> DATA PROVIDED:

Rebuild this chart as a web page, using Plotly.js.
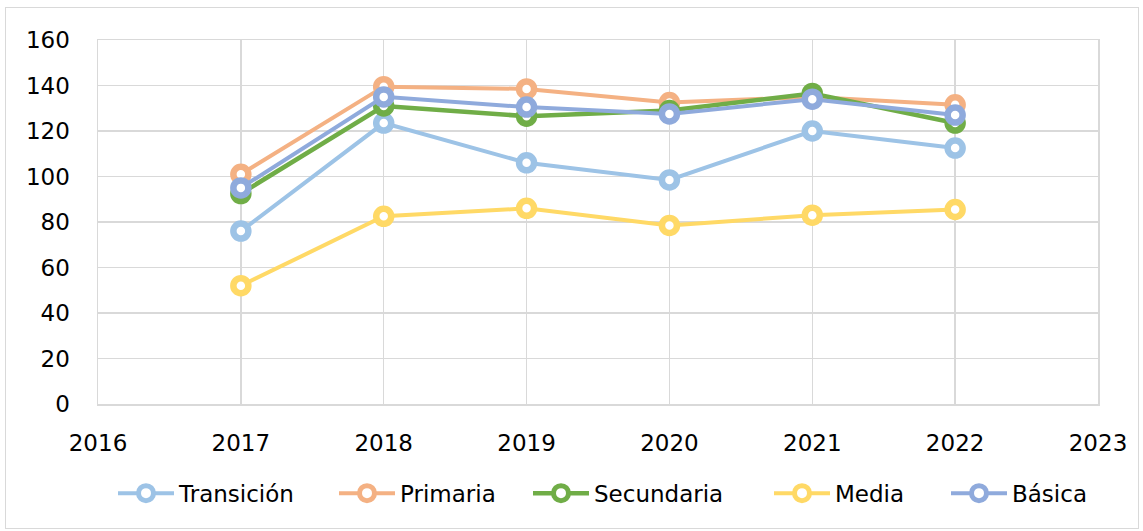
<!DOCTYPE html>
<html>
<head>
<meta charset="utf-8">
<script src="https://cdn.plot.ly/plotly-3.0.1.min.js"></script>
<style>
html,body{margin:0;padding:0;background:#fff;}
#wrap{position:relative;width:1143px;height:531px;}
#chart{position:absolute;left:0;top:0;width:1143px;height:531px;}
#frame{position:absolute;left:5px;top:7px;width:1132px;height:520px;border:1px solid #d9d9d9;pointer-events:none;}
</style>
</head>
<body>
<div id="wrap"><div id="chart"></div><div id="frame"></div></div>
<script>
const years = [2017, 2018, 2019, 2020, 2021, 2022];
const seriesNames = ["Transición", "Primaria", "Secundaria", "Media", "Básica"];
const transicion = [76, 123.5, 106, 98.5, 120, 112.5];
const primaria = [101, 139.5, 138.5, 132.5, 135, 131.5];
const secundaria = [92.5, 131, 126.5, 129, 136.5, 123.5];
const media = [52, 82.5, 86, 78.5, 83, 85.5];
const basica = [95, 135, 130.5, 127.5, 134, 127];
const xTicks = [2016, 2017, 2018, 2019, 2020, 2021, 2022, 2023];
const yTicks = [0, 20, 40, 60, 80, 100, 120, 140, 160];

const colors = ["#9DC3E6", "#F4B183", "#70AD47", "#FFD966", "#8FAADC"];
const lineWidths = [4, 4, 4.5, 4, 4];
const allValues = [transicion, primaria, secundaria, media, basica];
const legendIds = ["legend", "legend2", "legend3", "legend4", "legend5"];
const legendStarts = [113, 334, 528, 769, 946];

const traces = allValues.map((vals, i) => ({
  type: "scatter",
  mode: "lines+markers",
  name: seriesNames[i],
  legend: legendIds[i],
  x: years,
  y: vals,
  line: {color: colors[i], width: lineWidths[i]},
  marker: {symbol: "circle", size: 15, color: "#ffffff", line: {color: colors[i], width: 6.5}}
}));

const font = "'DejaVu Sans', 'Liberation Sans', sans-serif";

const layout = {
  width: 1143,
  height: 531,
  margin: {l: 98, r: 45, t: 40, b: 127},
  paper_bgcolor: "#ffffff",
  plot_bgcolor: "#ffffff",
  showlegend: true,
  font: {family: font, size: 23, color: "#000000"},
  xaxis: {
    range: [2016, 2023],
    tickvals: xTicks,
    ticktext: xTicks.map(String),
    showgrid: true,
    gridcolor: "#d9d9d9",
    gridwidth: 1.5,
    zeroline: false,
    showline: true,
    linecolor: "#d9d9d9",
    linewidth: 1.5,
    mirror: true,
    ticks: "outside",
    ticklen: 18,
    tickcolor: "rgba(0,0,0,0)",
    tickfont: {family: font, size: 23, color: "#000"}
  },
  yaxis: {
    range: [0, 160],
    tickvals: yTicks,
    showgrid: true,
    gridcolor: "#d9d9d9",
    gridwidth: 1.5,
    zeroline: false,
    showline: true,
    linecolor: "#d9d9d9",
    linewidth: 1.5,
    mirror: true,
    ticks: "outside",
    ticklen: 22,
    tickcolor: "rgba(0,0,0,0)",
    tickfont: {family: font, size: 23, color: "#000"}
  }
};

legendIds.forEach((id, i) => {
  layout[id] = {
    orientation: "h",
    x: (legendStarts[i] - 98) / 1000,
    xanchor: "left",
    y: -0.245,
    yanchor: "middle",
    itemwidth: 56,
    font: {family: font, size: 23, color: "#000"},
    bgcolor: "rgba(0,0,0,0)"
  };
});

Plotly.newPlot("chart", traces, layout, {displayModeBar: false, staticPlot: true});
</script>
</body>
</html>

> GIVEN TASK:
Quote all the lines above exactly as given. Do not include the pictures.

> SOLUTION FOR THIS EXERCISE:
Rebuild this chart as a web page, using Plotly.js.
<!DOCTYPE html>
<html>
<head>
<meta charset="utf-8">
<script src="https://cdn.plot.ly/plotly-3.0.1.min.js"></script>
<style>
html,body{margin:0;padding:0;background:#fff;}
#wrap{position:relative;width:1143px;height:531px;}
#chart{position:absolute;left:0;top:0;width:1143px;height:531px;}
#frame{position:absolute;left:5px;top:7px;width:1132px;height:520px;border:1px solid #d9d9d9;pointer-events:none;}
</style>
</head>
<body>
<div id="wrap"><div id="chart"></div><div id="frame"></div></div>
<script>
const years = [2017, 2018, 2019, 2020, 2021, 2022];
const seriesNames = ["Transición", "Primaria", "Secundaria", "Media", "Básica"];
const transicion = [76, 123.5, 106, 98.5, 120, 112.5];
const primaria = [101, 139.5, 138.5, 132.5, 135, 131.5];
const secundaria = [92.5, 131, 126.5, 129, 136.5, 123.5];
const media = [52, 82.5, 86, 78.5, 83, 85.5];
const basica = [95, 135, 130.5, 127.5, 134, 127];
const xTicks = [2016, 2017, 2018, 2019, 2020, 2021, 2022, 2023];
const yTicks = [0, 20, 40, 60, 80, 100, 120, 140, 160];

const colors = ["#9DC3E6", "#F4B183", "#70AD47", "#FFD966", "#8FAADC"];
const lineWidths = [4, 4, 4.5, 4, 4];
const allValues = [transicion, primaria, secundaria, media, basica];
const legendIds = ["legend", "legend2", "legend3", "legend4", "legend5"];
const legendStarts = [113, 334, 528, 769, 946];

const traces = allValues.map((vals, i) => ({
  type: "scatter",
  mode: "lines+markers",
  name: seriesNames[i],
  legend: legendIds[i],
  x: years,
  y: vals,
  line: {color: colors[i], width: lineWidths[i]},
  marker: {symbol: "circle", size: 15, color: "#ffffff", line: {color: colors[i], width: 6.5}}
}));

const font = "'DejaVu Sans', 'Liberation Sans', sans-serif";

const layout = {
  width: 1143,
  height: 531,
  margin: {l: 98, r: 45, t: 40, b: 127},
  paper_bgcolor: "#ffffff",
  plot_bgcolor: "#ffffff",
  showlegend: true,
  font: {family: font, size: 23, color: "#000000"},
  xaxis: {
    range: [2016, 2023],
    tickvals: xTicks,
    ticktext: xTicks.map(String),
    showgrid: true,
    gridcolor: "#d9d9d9",
    gridwidth: 1.5,
    zeroline: false,
    showline: true,
    linecolor: "#d9d9d9",
    linewidth: 1.5,
    mirror: true,
    ticks: "outside",
    ticklen: 18,
    tickcolor: "rgba(0,0,0,0)",
    tickfont: {family: font, size: 23, color: "#000"}
  },
  yaxis: {
    range: [0, 160],
    tickvals: yTicks,
    showgrid: true,
    gridcolor: "#d9d9d9",
    gridwidth: 1.5,
    zeroline: false,
    showline: true,
    linecolor: "#d9d9d9",
    linewidth: 1.5,
    mirror: true,
    ticks: "outside",
    ticklen: 22,
    tickcolor: "rgba(0,0,0,0)",
    tickfont: {family: font, size: 23, color: "#000"}
  }
};

legendIds.forEach((id, i) => {
  layout[id] = {
    orientation: "h",
    x: (legendStarts[i] - 98) / 1000,
    xanchor: "left",
    y: -0.245,
    yanchor: "middle",
    itemwidth: 56,
    font: {family: font, size: 23, color: "#000"},
    bgcolor: "rgba(0,0,0,0)"
  };
});

Plotly.newPlot("chart", traces, layout, {displayModeBar: false, staticPlot: true});
</script>
</body>
</html>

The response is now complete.